## WHAT TO PRODUCE:
Nothing outside the lines from the one containing "What Chart.js code" through the one containing "const labelNudge = [[-2, 2], [-10, -17], [-76, 26]];" should be copied, and no pictures either. Copy those lines exactly.

═════ DATA SUPPLIED ═════

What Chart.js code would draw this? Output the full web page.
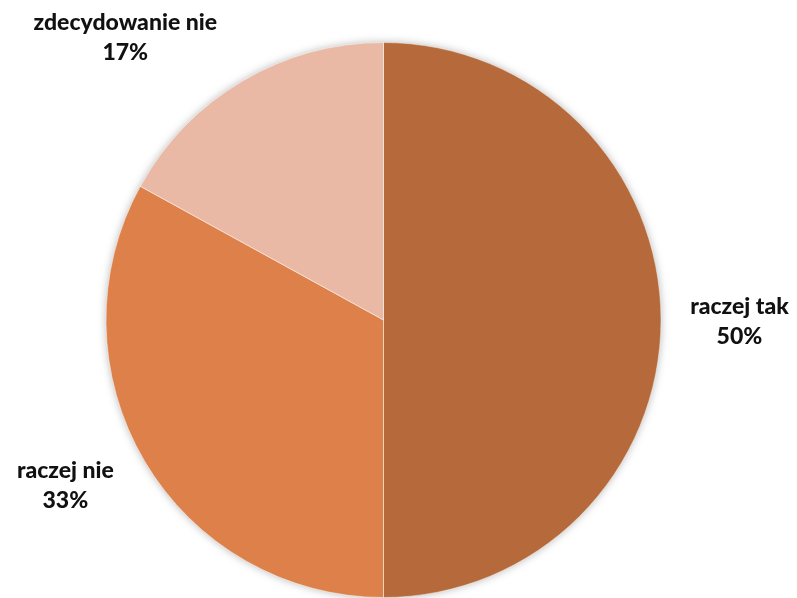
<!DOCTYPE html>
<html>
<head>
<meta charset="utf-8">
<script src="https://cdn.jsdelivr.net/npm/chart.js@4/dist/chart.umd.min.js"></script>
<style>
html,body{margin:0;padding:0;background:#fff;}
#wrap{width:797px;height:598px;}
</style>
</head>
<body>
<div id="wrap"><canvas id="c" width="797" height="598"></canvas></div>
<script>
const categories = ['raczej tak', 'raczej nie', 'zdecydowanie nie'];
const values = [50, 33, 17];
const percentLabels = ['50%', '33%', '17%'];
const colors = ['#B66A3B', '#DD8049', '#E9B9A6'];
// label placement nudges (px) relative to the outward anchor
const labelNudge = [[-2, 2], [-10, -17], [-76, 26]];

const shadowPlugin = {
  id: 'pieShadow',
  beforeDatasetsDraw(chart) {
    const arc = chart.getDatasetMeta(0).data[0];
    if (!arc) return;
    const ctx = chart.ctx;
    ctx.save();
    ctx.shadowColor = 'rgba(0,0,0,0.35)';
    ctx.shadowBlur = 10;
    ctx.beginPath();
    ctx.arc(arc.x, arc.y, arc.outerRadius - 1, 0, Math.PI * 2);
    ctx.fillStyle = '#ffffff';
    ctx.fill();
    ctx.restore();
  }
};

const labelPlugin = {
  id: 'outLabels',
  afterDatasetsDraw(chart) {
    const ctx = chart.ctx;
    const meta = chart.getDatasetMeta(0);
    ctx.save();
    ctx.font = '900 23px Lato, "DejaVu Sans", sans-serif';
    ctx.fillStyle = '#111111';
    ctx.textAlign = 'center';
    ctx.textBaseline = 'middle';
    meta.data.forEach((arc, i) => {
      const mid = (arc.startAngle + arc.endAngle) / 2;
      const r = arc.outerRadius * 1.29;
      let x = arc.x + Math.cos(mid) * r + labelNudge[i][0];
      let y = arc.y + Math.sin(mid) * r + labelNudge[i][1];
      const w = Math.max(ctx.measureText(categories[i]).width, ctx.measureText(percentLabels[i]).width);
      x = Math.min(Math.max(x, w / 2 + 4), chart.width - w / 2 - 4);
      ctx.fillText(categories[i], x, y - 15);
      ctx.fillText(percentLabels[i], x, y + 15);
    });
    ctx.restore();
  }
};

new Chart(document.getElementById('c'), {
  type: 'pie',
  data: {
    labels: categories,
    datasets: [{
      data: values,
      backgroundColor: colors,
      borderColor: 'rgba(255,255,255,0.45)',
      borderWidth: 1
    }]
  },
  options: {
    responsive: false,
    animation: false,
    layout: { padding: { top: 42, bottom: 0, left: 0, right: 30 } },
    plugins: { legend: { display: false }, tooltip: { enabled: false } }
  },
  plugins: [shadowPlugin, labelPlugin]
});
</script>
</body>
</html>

═════
═════ DATA SUPPLIED ═════

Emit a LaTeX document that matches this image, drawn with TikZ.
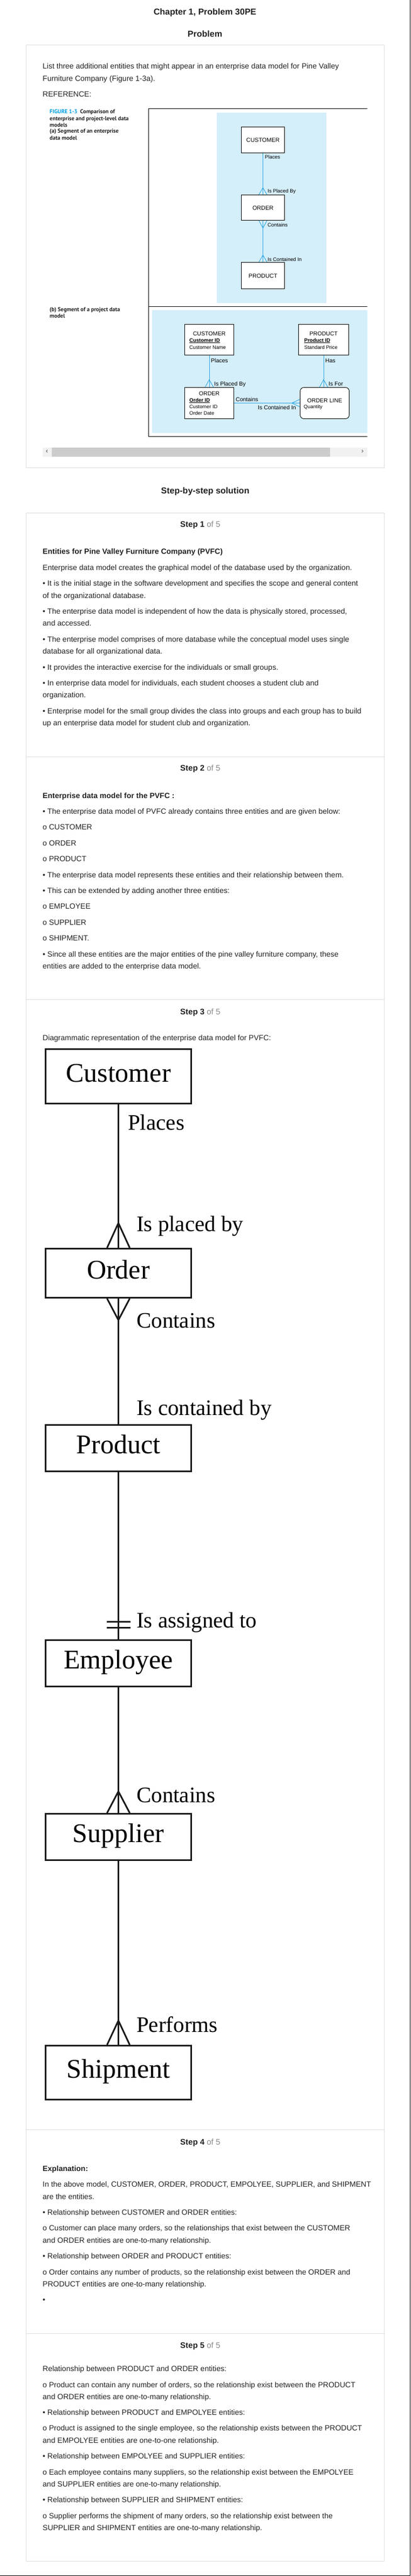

═════
═════ DATA SUPPLIED ═════

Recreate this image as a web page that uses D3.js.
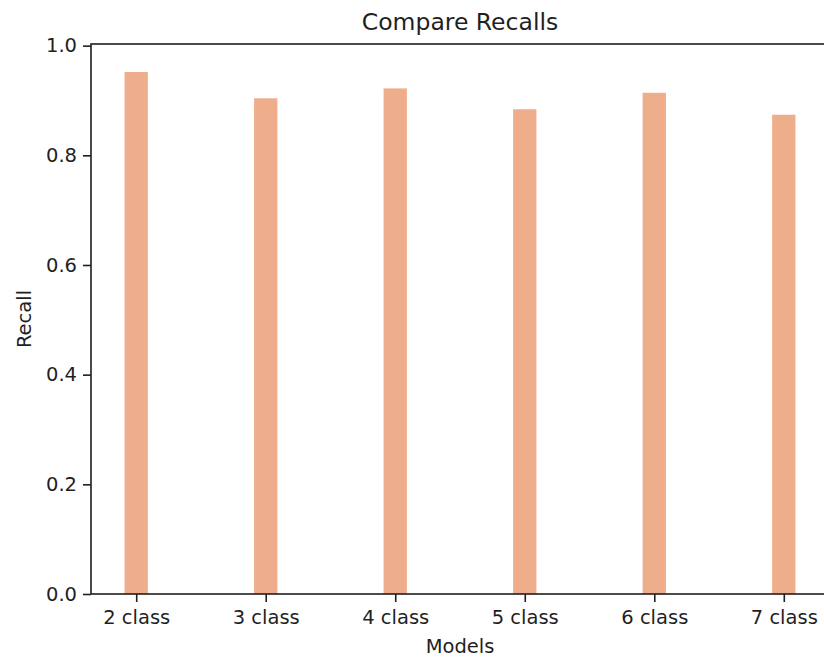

═════

## WRITTEN REPLY:
What Chart.js code would draw this? Output the full web page.
<!DOCTYPE html>
<html>
<head>
<meta charset="utf-8">
<script src="https://cdn.jsdelivr.net/npm/chart.js@4/dist/chart.umd.min.js"></script>
<style>
html,body{margin:0;padding:0;background:#fff;}
#wrap{width:797px;height:598px;}
</style>
</head>
<body>
<div id="wrap"><canvas id="c" width="797" height="598"></canvas></div>
<script>
const categories = ['raczej tak', 'raczej nie', 'zdecydowanie nie'];
const values = [50, 33, 17];
const percentLabels = ['50%', '33%', '17%'];
const colors = ['#B66A3B', '#DD8049', '#E9B9A6'];
// label placement nudges (px) relative to the outward anchor
const labelNudge = [[-2, 2], [-10, -17], [-76, 26]];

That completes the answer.